Restate the listing that follows word for word, without its pictures.

--- Start ---

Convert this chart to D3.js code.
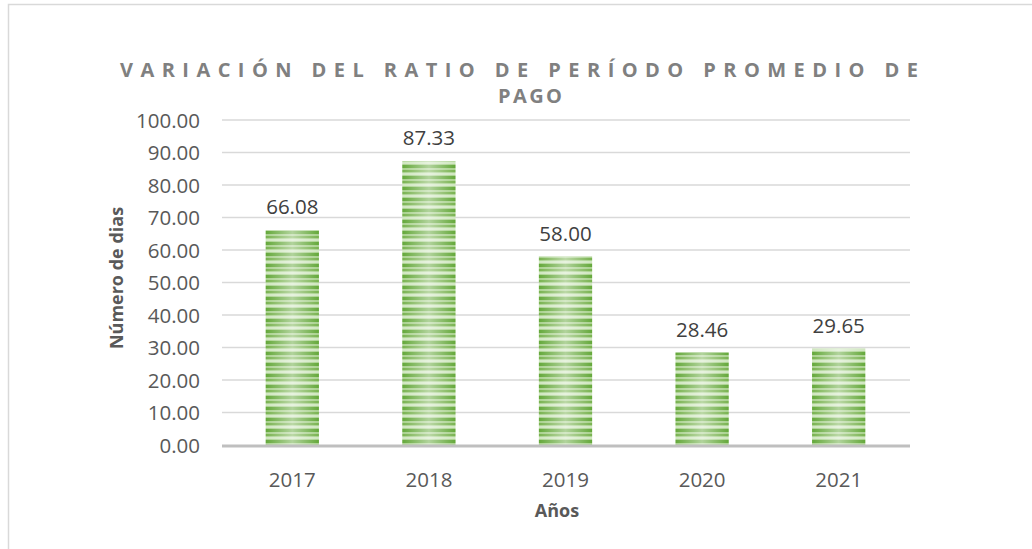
<!DOCTYPE html>
<html><head><meta charset="utf-8">
<script src="https://cdn.jsdelivr.net/npm/d3@7"></script>
<style>body{margin:0;background:#fff}svg{display:block}</style>
</head><body>
<svg id="c" width="1032" height="549"></svg>
<script>
const categories = ["2017","2018","2019","2020","2021"];
const values = [66.08, 87.33, 58.00, 28.46, 29.65];
const yTicks = [0,10,20,30,40,50,60,70,80,90,100];
const titleLines = ["VARIACIÓN DEL RATIO DE PERÍODO PROMEDIO DE","PAGO"];
const yTitle = "Número de dias";
const xTitle = "Años";

const svg = d3.select("#c");
const font = "'Open Sans', sans-serif";
svg.append("rect").attr("x",8.5).attr("y",4.5).attr("width",1040).attr("height",560)
  .attr("fill","#fff").attr("stroke","#d9d9d9").attr("stroke-width",1.5);

const defs = svg.append("defs");
const pat = defs.append("pattern").attr("id","stripes").attr("patternUnits","userSpaceOnUse")
  .attr("width",10).attr("height",11);
pat.append("rect").attr("width",10).attr("height",11).attr("fill","#a9d18e");
pat.append("rect").attr("y",0).attr("width",10).attr("height",3).attr("fill","#64a83a");
pat.append("rect").attr("y",5).attr("width",10).attr("height",2).attr("fill","#78b24f");
pat.append("rect").attr("y",8).attr("width",10).attr("height",2).attr("fill","#cfe6bf");
const grad = defs.append("linearGradient").attr("id","shine").attr("x1","0").attr("x2","1").attr("y1","0").attr("y2","0");
grad.append("stop").attr("offset","0").attr("stop-color","#fff").attr("stop-opacity",0);
grad.append("stop").attr("offset","0.5").attr("stop-color","#fff").attr("stop-opacity",0.5);
grad.append("stop").attr("offset","1").attr("stop-color","#fff").attr("stop-opacity",0);

const x = d3.scaleBand().domain(categories).range([224,907]).paddingInner(0.61).paddingOuter(0.305);
const y = d3.scaleLinear().domain([0,100]).range([445,120]);

// grid
svg.append("g").selectAll("line").data(yTicks.filter(d=>d>0)).join("line")
  .attr("x1",222).attr("x2",910).attr("y1",d=>y(d)).attr("y2",d=>y(d))
  .attr("stroke","#d9d9d9").attr("stroke-width",1.3);

// y labels
const yAxis = d3.axisLeft(y).tickValues(yTicks).tickFormat(d3.format(".2f")).tickSize(0).tickPadding(0);
const ya = svg.append("g").attr("transform","translate(200,0)").call(yAxis);
ya.select(".domain").remove();
ya.selectAll("text").attr("font-family",font).attr("font-size",20.5).attr("fill","#595959").attr("dy","0.36em");

// bars
const bars = svg.append("g");
bars.selectAll("rect.b").data(values).join("rect").attr("class","b")
  .attr("x",(d,i)=>x(categories[i])).attr("width",x.bandwidth())
  .attr("y",d=>y(d)).attr("height",d=>y(0)-y(d)).attr("fill","url(#stripes)");
bars.selectAll("rect.s").data(values).join("rect").attr("class","s")
  .attr("x",(d,i)=>x(categories[i])).attr("width",x.bandwidth())
  .attr("y",d=>y(d)).attr("height",d=>y(0)-y(d)).attr("fill","url(#shine)");

// labels
svg.append("g").selectAll("text").data(values).join("text")
  .attr("x",(d,i)=>x(categories[i])+x.bandwidth()/2).attr("y",d=>y(d)-16)
  .attr("text-anchor","middle").attr("font-family",font).attr("font-size",20.5).attr("fill","#404040")
  .text(d=>d3.format(".2f")(d));

// x axis
svg.append("line").attr("x1",222).attr("x2",910).attr("y1",y(0)+1).attr("y2",y(0)+1)
  .attr("stroke","#bfbfbf").attr("stroke-width",3);
const xa = svg.append("g").attr("transform","translate(0,"+(y(0))+")")
  .call(d3.axisBottom(x).tickSize(0).tickPadding(0));
xa.select(".domain").remove();
xa.selectAll("text").attr("font-family",font).attr("font-size",20.5).attr("fill","#595959")
  .attr("dy",null).attr("y",42);

// axis titles
svg.append("text").attr("x",557).attr("y",517).attr("text-anchor","middle")
  .attr("font-family",font).attr("font-weight","bold").attr("font-size",18).attr("fill","#595959").text(xTitle);
svg.append("text").attr("transform","translate(123,278) rotate(-90)").attr("text-anchor","middle")
  .attr("font-family",font).attr("font-weight","bold").attr("font-size",18).attr("fill","#595959").text(yTitle);

// title
svg.append("text").attr("x",120).attr("y",77)
  .attr("font-family",font).attr("font-weight","bold").attr("font-size",20).attr("fill","#808080")
  .attr("textLength",798).attr("lengthAdjust","spacing").text(titleLines[0]);
svg.append("text").attr("x",498).attr("y",103)
  .attr("font-family",font).attr("font-weight","bold").attr("font-size",20).attr("fill","#808080")
  .attr("textLength",64).attr("lengthAdjust","spacing").text(titleLines[1]);
</script>
</body></html>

--- End ---

## The result
Convert this chart to D3.js code.
<!DOCTYPE html>
<html><head><meta charset="utf-8">
<script src="https://cdn.jsdelivr.net/npm/d3@7"></script>
<style>body{margin:0;background:#fff}svg{display:block}</style>
</head><body>
<svg id="c" width="1032" height="549"></svg>
<script>
const categories = ["2017","2018","2019","2020","2021"];
const values = [66.08, 87.33, 58.00, 28.46, 29.65];
const yTicks = [0,10,20,30,40,50,60,70,80,90,100];
const titleLines = ["VARIACIÓN DEL RATIO DE PERÍODO PROMEDIO DE","PAGO"];
const yTitle = "Número de dias";
const xTitle = "Años";

const svg = d3.select("#c");
const font = "'Open Sans', sans-serif";
svg.append("rect").attr("x",8.5).attr("y",4.5).attr("width",1040).attr("height",560)
  .attr("fill","#fff").attr("stroke","#d9d9d9").attr("stroke-width",1.5);

const defs = svg.append("defs");
const pat = defs.append("pattern").attr("id","stripes").attr("patternUnits","userSpaceOnUse")
  .attr("width",10).attr("height",11);
pat.append("rect").attr("width",10).attr("height",11).attr("fill","#a9d18e");
pat.append("rect").attr("y",0).attr("width",10).attr("height",3).attr("fill","#64a83a");
pat.append("rect").attr("y",5).attr("width",10).attr("height",2).attr("fill","#78b24f");
pat.append("rect").attr("y",8).attr("width",10).attr("height",2).attr("fill","#cfe6bf");
const grad = defs.append("linearGradient").attr("id","shine").attr("x1","0").attr("x2","1").attr("y1","0").attr("y2","0");
grad.append("stop").attr("offset","0").attr("stop-color","#fff").attr("stop-opacity",0);
grad.append("stop").attr("offset","0.5").attr("stop-color","#fff").attr("stop-opacity",0.5);
grad.append("stop").attr("offset","1").attr("stop-color","#fff").attr("stop-opacity",0);

const x = d3.scaleBand().domain(categories).range([224,907]).paddingInner(0.61).paddingOuter(0.305);
const y = d3.scaleLinear().domain([0,100]).range([445,120]);

// grid
svg.append("g").selectAll("line").data(yTicks.filter(d=>d>0)).join("line")
  .attr("x1",222).attr("x2",910).attr("y1",d=>y(d)).attr("y2",d=>y(d))
  .attr("stroke","#d9d9d9").attr("stroke-width",1.3);

// y labels
const yAxis = d3.axisLeft(y).tickValues(yTicks).tickFormat(d3.format(".2f")).tickSize(0).tickPadding(0);
const ya = svg.append("g").attr("transform","translate(200,0)").call(yAxis);
ya.select(".domain").remove();
ya.selectAll("text").attr("font-family",font).attr("font-size",20.5).attr("fill","#595959").attr("dy","0.36em");

// bars
const bars = svg.append("g");
bars.selectAll("rect.b").data(values).join("rect").attr("class","b")
  .attr("x",(d,i)=>x(categories[i])).attr("width",x.bandwidth())
  .attr("y",d=>y(d)).attr("height",d=>y(0)-y(d)).attr("fill","url(#stripes)");
bars.selectAll("rect.s").data(values).join("rect").attr("class","s")
  .attr("x",(d,i)=>x(categories[i])).attr("width",x.bandwidth())
  .attr("y",d=>y(d)).attr("height",d=>y(0)-y(d)).attr("fill","url(#shine)");

// labels
svg.append("g").selectAll("text").data(values).join("text")
  .attr("x",(d,i)=>x(categories[i])+x.bandwidth()/2).attr("y",d=>y(d)-16)
  .attr("text-anchor","middle").attr("font-family",font).attr("font-size",20.5).attr("fill","#404040")
  .text(d=>d3.format(".2f")(d));

// x axis
svg.append("line").attr("x1",222).attr("x2",910).attr("y1",y(0)+1).attr("y2",y(0)+1)
  .attr("stroke","#bfbfbf").attr("stroke-width",3);
const xa = svg.append("g").attr("transform","translate(0,"+(y(0))+")")
  .call(d3.axisBottom(x).tickSize(0).tickPadding(0));
xa.select(".domain").remove();
xa.selectAll("text").attr("font-family",font).attr("font-size",20.5).attr("fill","#595959")
  .attr("dy",null).attr("y",42);

// axis titles
svg.append("text").attr("x",557).attr("y",517).attr("text-anchor","middle")
  .attr("font-family",font).attr("font-weight","bold").attr("font-size",18).attr("fill","#595959").text(xTitle);
svg.append("text").attr("transform","translate(123,278) rotate(-90)").attr("text-anchor","middle")
  .attr("font-family",font).attr("font-weight","bold").attr("font-size",18).attr("fill","#595959").text(yTitle);

// title
svg.append("text").attr("x",120).attr("y",77)
  .attr("font-family",font).attr("font-weight","bold").attr("font-size",20).attr("fill","#808080")
  .attr("textLength",798).attr("lengthAdjust","spacing").text(titleLines[0]);
svg.append("text").attr("x",498).attr("y",103)
  .attr("font-family",font).attr("font-weight","bold").attr("font-size",20).attr("fill","#808080")
  .attr("textLength",64).attr("lengthAdjust","spacing").text(titleLines[1]);
</script>
</body></html>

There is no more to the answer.